Sucede que combater a concorrência desleal é meritório. Mas se o objectivo fosse apenas esse (e admitindo, o que apenas concedo para efeito do que digo a seguir, que a competição fiscal entre países não é uma boa defesa dos contribuintes, e que esta história da eliminação das vantagens relativas de uns países sobre outros não é uma porta que se abre para todo o tipo de efeitos perversos) então o aumento de receitas previsto iria permitir o correspondente alívio de outros impostos.
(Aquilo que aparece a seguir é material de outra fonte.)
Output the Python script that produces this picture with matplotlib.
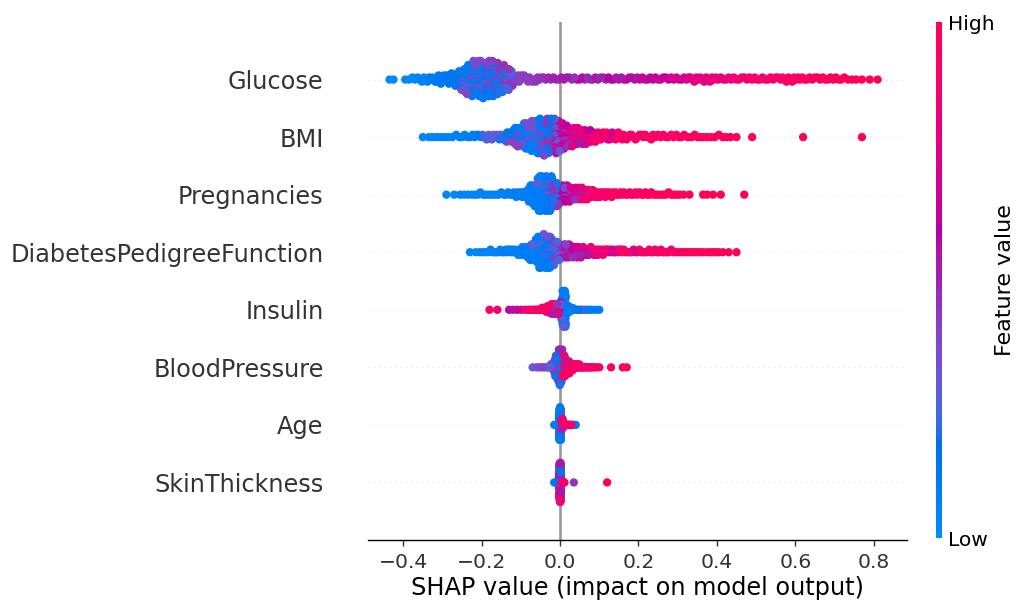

A boa da Ursula, ou o belga-australiano com mau aspecto que preside à OCDE, ou a turba dos dirigentes que já se pronunciaram ou virão a pronunciar-se, porém, disso não falarão.

Com boas razões. Um economista de quem sou amigo disse-me há tempos: Epá, as pessoas em todo o lado pedem mais e mais coisas ao Estado e o dinheiro de algum lado tem de vir.

A mim parece que o dinheiro que vier das multinacionais, se esta loucura mansa for avante, aquelas cobrarão, de uma forma ou de outra, aos seus clientes. E já me estou a ver a pagar muito mais pelo programa de tratamento de texto que estou neste momento a usar e por mais um sem-número de coisas que agora não descortino.

Aqueles, e são a maioria, que não pagam IRS, ficarão contentes. Isto de impostos sobre os ricos é mais do que justo. Aplaudirão portanto nas redes sociais, pertencentes a multinacionais, às quais acedem em telemóveis produzidos por outras multinacionais. Elas é que vão encostar a barriga ao balcão – elas, não eles, acham.